Earth's last remaining magicians live in fear as Pinhead, a Cenobite Hell Priest, hunts them down to gorge on their knowledge and enhance his own magical powers in a quest to take over Hell. Private Investigator Harry D'Amour finds himself inadvertently opening a portal between Hell and Earth while fulfilling the final wishes of the dead, communicated through his blind medium associate, Norma Paine.
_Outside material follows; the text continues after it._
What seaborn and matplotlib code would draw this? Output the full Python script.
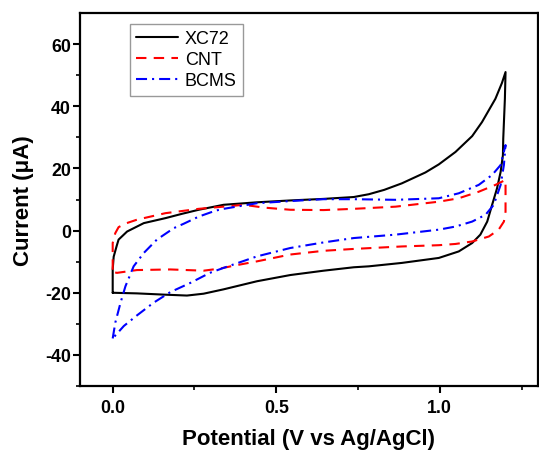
import numpy as np
import pandas as pd
import matplotlib
matplotlib.use("Agg")
import matplotlib.pyplot as plt
import seaborn as sns

# cyclic voltammograms (potential V vs Ag/AgCl, current uA)
xc72_v = [0.000, 0.000, 0.003, 0.012, 0.018, 0.044, 0.095, 0.161, 0.212, 0.263, 0.339, 0.441,
          0.543, 0.645, 0.737, 0.783, 0.830, 0.884, 0.956, 0.997, 1.048, 1.099, 1.129, 1.170, 1.190,
          1.201, 1.199, 1.194, 1.193, 1.186, 1.175, 1.160, 1.145, 1.124, 1.099, 1.058, 0.997, 0.884,
          0.783, 0.737, 0.645, 0.543, 0.441, 0.339, 0.278, 0.227, 0.156, 0.074, 0.000]
xc72_i = [-20.0, -12.5, -8.4, -5.0, -2.9, -0.3, 2.4, 4.0, 5.4, 6.7, 8.3, 9.1,
          9.7, 10.2, 10.8, 11.7, 13.1, 15.2, 18.7, 21.3, 25.3, 30.4, 34.9, 42.4, 47.5,
          51.0, 42.4, 29.6, 24.3, 18.9, 13.6, 8.3, 2.9, -1.3, -4.0, -6.7, -8.8, -10.4,
          -11.5, -11.8, -12.9, -14.3, -16.3, -18.9, -20.3, -20.9, -20.6, -20.2, -20.0]

cnt_v = [0.000, 0.000, 0.008, 0.018, 0.037, 0.074, 0.161, 0.263, 0.339, 0.401, 0.462, 0.543,
         0.645, 0.737, 0.865, 0.997, 1.058, 1.119, 1.170, 1.201,
         1.201, 1.196, 1.180, 1.150, 1.099, 1.048, 0.997, 0.885, 0.737, 0.645, 0.543, 0.441,
         0.370, 0.329, 0.278, 0.176, 0.074, 0.013, 0.000]
cnt_i = [-12.6, -4.0, -0.8, 1.1, 2.2, 3.5, 5.6, 7.0, 7.7, 8.3, 7.4, 6.7,
         6.6, 7.0, 7.7, 9.3, 10.4, 12.5, 14.7, 16.3,
         6.1, 2.9, 0.3, -1.9, -3.5, -4.3, -4.7, -5.1, -5.9, -6.5, -7.7, -9.9,
         -11.3, -12.2, -12.9, -12.5, -12.7, -13.6, -13.3]

bcms_v = [0.000, 0.008, 0.024, 0.039, 0.064, 0.095, 0.135, 0.187, 0.217, 0.263, 0.314, 0.339,
          0.441, 0.543, 0.645, 0.737, 0.865, 0.997, 1.058, 1.119, 1.160, 1.186, 1.201,
          1.196, 1.186, 1.165, 1.140, 1.099, 1.048, 0.997, 0.865, 0.737, 0.645, 0.543, 0.441,
          0.339, 0.297, 0.238, 0.176, 0.125, 0.074, 0.034, 0.000]
bcms_i = [-34.7, -29.6, -23.2, -17.9, -11.5, -7.2, -2.9, 0.8, 2.2, 4.5, 6.4, 7.0,
          8.8, 9.5, 10.1, 10.1, 9.9, 10.4, 12.0, 14.7, 17.9, 21.1, 27.5,
          21.1, 14.7, 8.3, 5.1, 2.9, 1.3, 0.3, -1.3, -2.4, -3.8, -5.6, -8.3,
          -12.0, -13.6, -16.8, -19.8, -23.2, -27.3, -30.7, -34.7]

labels = ["XC72", "CNT", "BCMS"]
xticks = [0.0, 0.5, 1.0]
yticks = [-40, -20, 0, 20, 40, 60]

sns.set_style("ticks")
plt.rcParams['font.family'] = ['Liberation Sans', 'DejaVu Sans']
plt.rcParams['axes.unicode_minus'] = False
plt.rcParams['text.color'] = 'black'
plt.rcParams['axes.labelcolor'] = 'black'
plt.rcParams['xtick.color'] = 'black'
plt.rcParams['ytick.color'] = 'black'

fig = plt.figure(figsize=(5.39, 4.52), dpi=100)
ax = fig.add_axes([0.1484, 0.1438, 0.8496, 0.8252])

sns.lineplot(x=xc72_v, y=xc72_i, sort=False, estimator=None, color='black', lw=1.5,
             label=labels[0], ax=ax)
sns.lineplot(x=cnt_v, y=cnt_i, sort=False, estimator=None, color='red', lw=1.5,
             linestyle=(0, (5, 3.5)), label=labels[1], ax=ax)
sns.lineplot(x=bcms_v, y=bcms_i, sort=False, estimator=None, color='blue', lw=1.5,
             linestyle=(0, (5.3, 2.4, 1, 2.4)), label=labels[2], ax=ax)

ax.set_xlim(-0.1, 1.3)
ax.set_ylim(-50, 70)
ax.set_xticks(xticks)
ax.set_yticks(yticks)
ax.set_xticklabels([f"{t:.1f}" for t in xticks])
ax.set_xticks([0.25, 0.75, 1.25], minor=True)
ax.set_yticks([-50, -30, -10, 10, 30, 50], minor=True)

for s in ax.spines.values():
    s.set_linewidth(1.6)
    s.set_color('black')

ax.tick_params(which='major', direction='out', length=5, width=1.5, labelsize=12.8,
               top=False, right=False)
ax.tick_params(which='minor', direction='out', length=3, width=1.2, top=False, right=False)
ax.tick_params(axis='y', pad=1.5)
ax.tick_params(axis='x', pad=4)
for t in ax.get_xticklabels() + ax.get_yticklabels():
    t.set_fontweight('bold')

ax.set_xlabel("Potential (V vs Ag/AgCl)", fontsize=16, fontweight='bold', labelpad=9)
ax.set_ylabel("Current (\u03bcA)", fontsize=16, fontweight='bold', labelpad=8)

leg = ax.legend(loc='upper left', bbox_to_anchor=(0.109, 0.9705), borderaxespad=0,
                fontsize=13, frameon=True, fancybox=False, handlelength=2.3,
                handletextpad=0.4, labelspacing=0.22, borderpad=0.35)
leg.get_frame().set_edgecolor('#808080')
leg.get_frame().set_linewidth(1.0)

fig.savefig("out.png", dpi=100)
As Pinhead emerges through the portal, a vicious battle ensues. After failing to enlist Harry to pen his Scarlet Gospels – epistles chronicling the Hell Priest's grand coup – Pinhead captures Norma instead. To save her, Harry must embark on a perilous journey through the nightmarish landscape of Hell itself. The Scarlet Gospels takes readers back to the early days of two of Barker's most iconic characters in a supernatural thriller that pits good against evil in a terrifying and suspenseful battle as old as time.
PUBLISHERS WEEKLY
Harry D'Amour, the psychically sensitive detective from Barker's Books of Blood, faces off with Pinhead, the sadistic Cenobite star of the Hellraiser series, in this gory battle royal that takes the reader literally to hell and back. Following a blood-spattered prologue that sets the tone for the rest of the novel, Pinhead here portrayed as a demon residing in hell lures D'Amour and his entourage of mortal sidekicks to the infernal realm to serve as "witness" to what the demon calls "my gospels": a succession of gruesome atrocities whose purpose is revealed in the tale's outrageous climax. Barker's depiction of hell is Dantesque in scope and scale, and his descriptions of its architecture and denizens form an awesomely creative display of imagination. The visceral horrors that clot nearly every page of this novel are not for the squeamish, but the reader who stomachs them to the end will be impressed by the audacity of the author's ambitions.
Customer Reviews
Wickedly descriptive.
Couldn’t put it down.
Could do better
Not his best work. The clever, lyrical use of language in his earlier works has gone; and the need to shock and disgust has replaced actual horror. I would hate to use the word clichéd, but some of the characters were unconvincing - they seemed to be there solely to move the plot on to the big scenes.
The story is okay, but only okay. You do feel like finding out what happens next and it's interesting to find out what happens to these characters from other books.